Conclusions. These results indicate that NHD and DTX survival is comparable, and suggest that this intensive dialysis modality may be a bridge to transplantation or even a suitable alternative in the absence of LTX in the current era of growing transplant waiting lists and organ shortage.
We have now returned full circle to the basic tenants of the pioneers of hemodialysis who gave increasing dosages at more frequent sessions each week until they rehabilitated their patients. When a patient regressed, they increased the time on dialysis until the patient improved again. Dr. Uldall and Pierratos took up where the pioneers had left off with long, gentle nocturnal treatments and completed what the early researchers were unable to complete due to lack of funds and available machines, they evaluated hemodialysis maximum duration and maximum frequency coupled together for the first time.

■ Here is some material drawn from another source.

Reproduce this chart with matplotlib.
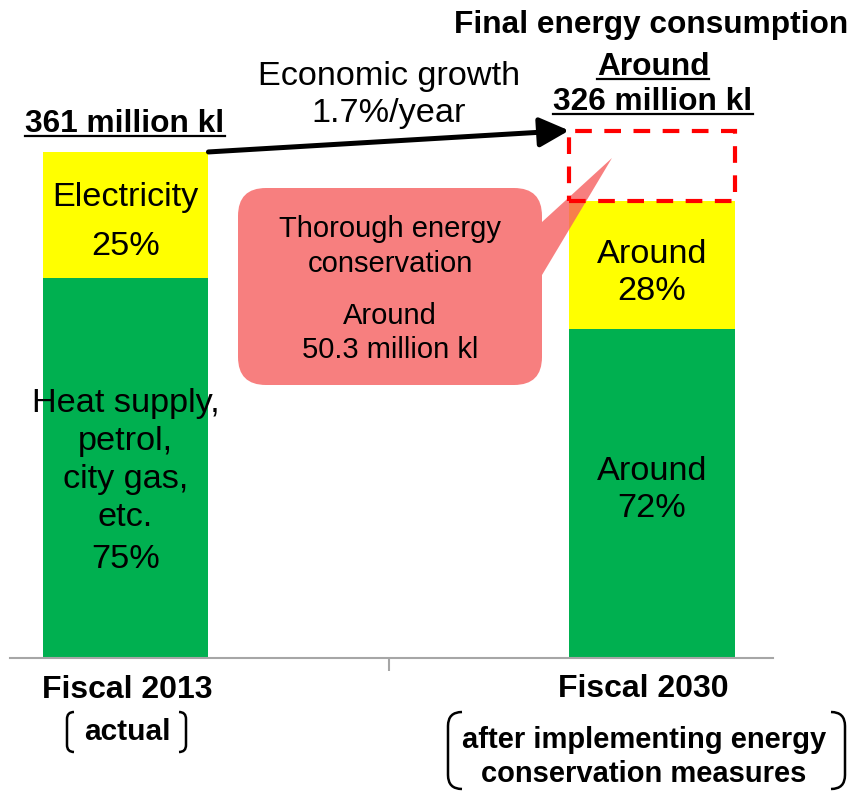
import matplotlib.pyplot as plt
import numpy as np
from matplotlib.path import Path
from matplotlib.patches import PathPatch
from matplotlib.lines import Line2D
from matplotlib.transforms import Affine2D

plt.rcParams['font.family'] = ['Liberation Sans', 'DejaVu Sans']

# data (million kl, shares in %)
years = ['Fiscal 2013', 'Fiscal 2030']
notes = [['actual'], ['after implementing energy', 'conservation measures']]
totals = [361, 326]
elec_share = [25, 28]
other_share = [75, 72]
saving = 50.3
growth = 1.7

elec = [t * s / 100 for t, s in zip(totals, elec_share)]
other = [t * s / 100 for t, s in zip(totals, other_share)]

W, H = 854, 791
fig = plt.figure(figsize=(W / 100, H / 100), dpi=100)
# pixel coords, origin top-left
T = Affine2D().scale(1 / 100, -1 / 100).translate(0, H / 100) + fig.dpi_scale_trans

ax = fig.add_axes([10 / W, 133 / H, 763 / W, 658 / H])
x = np.arange(len(years))
bw = 0.315
ax.bar(x, other, bw, color='#00B050', zorder=2)
ax.bar(x, elec, bw, bottom=other, color='#FFFF00', zorder=2)
ax.bar(x[1], saving, bw, bottom=totals[1], fill=False, edgecolor='#FF0000',
       lw=3, ls=(0, (4, 3)), zorder=5)
ax.set_xlim(-0.2194, 1.2298)
ax.set_ylim(0, 469.4)
for s in ['top', 'right', 'left']:
    ax.spines[s].set_visible(False)
ax.spines['bottom'].set_color('#A6A6A6')
ax.spines['bottom'].set_linewidth(1.5)
ax.set_yticks([])
ax.set_xticks([0.5])
ax.set_xticklabels([])
ax.tick_params(axis='x', length=9, width=1.5, color='#A6A6A6', direction='out')

# growth arrow from 2013 total to 2030 "without conservation" level
ax.annotate('', xy=(x[1] - bw / 2, totals[1] + saving), xytext=(x[0] + bw / 2, totals[0]),
            arrowprops=dict(arrowstyle='-|>,head_length=1.8,head_width=0.9', mutation_scale=10,
                            lw=3.6, color='black', shrinkA=0, shrinkB=0), zorder=6)

# callout bubble
x0, y0, x1, y1, r = 238, 188, 542, 385, 28
verts = [(x0 + r, y0), (x1 - r, y0), (x1, y0), (x1, y0 + r), (x1, 222), (612, 158), (x1, 275),
         (x1, y1 - r), (x1, y1), (x1 - r, y1), (x0 + r, y1), (x0, y1), (x0, y1 - r),
         (x0, y0 + r), (x0, y0), (x0 + r, y0), (x0 + r, y0)]
codes = [Path.MOVETO, Path.LINETO, Path.CURVE3, Path.CURVE3, Path.LINETO, Path.LINETO, Path.LINETO,
         Path.LINETO, Path.CURVE3, Path.CURVE3, Path.LINETO, Path.CURVE3, Path.CURVE3,
         Path.LINETO, Path.CURVE3, Path.CURVE3, Path.CLOSEPOLY]
ax.add_patch(PathPatch(Path(verts, codes), facecolor='#F65F5F', alpha=0.8, lw=0,
                       transform=T, clip_on=False, zorder=4))


def txt(px, py, s, size, bold=False, **kw):
    return fig.text(px, py, s, transform=T, ha='center', va='baseline', fontsize=size,
                    fontweight='bold' if bold else 'normal', zorder=10, **kw)


def underline(t, py):
    fig.canvas.draw()
    bb = t.get_window_extent()
    fig.add_artist(Line2D([bb.x0, bb.x1], [py, py], transform=T, color='black', lw=1.6))


def bracket(px, top, bot, d, r):
    v = [(px + d * r, top), (px, top), (px, top + r), (px, bot - r), (px, bot), (px + d * r, bot)]
    c = [Path.MOVETO, Path.CURVE3, Path.CURVE3, Path.LINETO, Path.CURVE3, Path.CURVE3]
    fig.add_artist(PathPatch(Path(v, c), fill=False, lw=1.8, edgecolor='black', transform=T))


BIG = 24.7
txt(651, 33, 'Final energy consumption', 22.8, True)
u1 = txt(653, 75, 'Around', 22.8, True)
u2 = txt(653, 110, f'{totals[1]} million kl', 22.8, True)
u3 = txt(125, 132, f'{totals[0]} million kl', 22.8, True)
underline(u1, 79)
underline(u2, 114)
underline(u3, 136)

txt(389, 85, 'Economic growth', BIG)
txt(389, 122, f'{growth}%/year', BIG)

# bar labels
txt(125.5, 206, 'Electricity', BIG)
txt(125.5, 255, f'{elec_share[0]}%', BIG)
for line, b in zip(['Heat supply,', 'petrol,', 'city gas,', 'etc.'], [412, 450, 488, 526]):
    txt(125.5, b, line, BIG)
txt(125.5, 568, f'{other_share[0]}%', BIG)
txt(652, 263, 'Around', BIG)
txt(652, 300, f'{elec_share[1]}%', BIG)
txt(652, 480, 'Around', BIG)
txt(652, 517, f'{other_share[1]}%', BIG)

# callout text
txt(390, 237, 'Thorough energy', 21)
txt(390, 272, 'conservation', 21)
txt(390, 324, 'Around', 21)
txt(390, 358, f'{saving} million kl', 21)

# category labels
txt(127.5, 698, years[0], 23, True)
txt(127.5, 740, notes[0][0], 21.5, True)
txt(643, 697, years[1], 23, True)
txt(644, 748, notes[1][0], 21, True)
txt(644, 782, notes[1][1], 21, True)
bracket(67, 712, 752, 1, 7)
bracket(186, 712, 752, -1, 7)
bracket(448, 712, 789, 1, 14)
bracket(845, 712, 789, -1, 14)

fig.savefig('out.png', dpi=100)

The fact that survival with daily nocturnal dialysis is now equivalent to cadaveric transplant survival opened the doors to optimal dialysis strategies throughout the world.
In truth, this is Dr. Scribner's vision completed, yet far too many patients in need of home hemodialysis and its proven benefits cannot overcome the many barriers to access this modality, not the least of which is the ponderously slow acceptance by the American nephrology community as well as many insurance companies. The expected lifespan of over 70% survival after 10 years of nocturnal home hemodialysis demands an answer to those unable to remove the barriers to care. It is time to bring this lifesaving procedure the real full circle by now making it available to all capable patients who request it.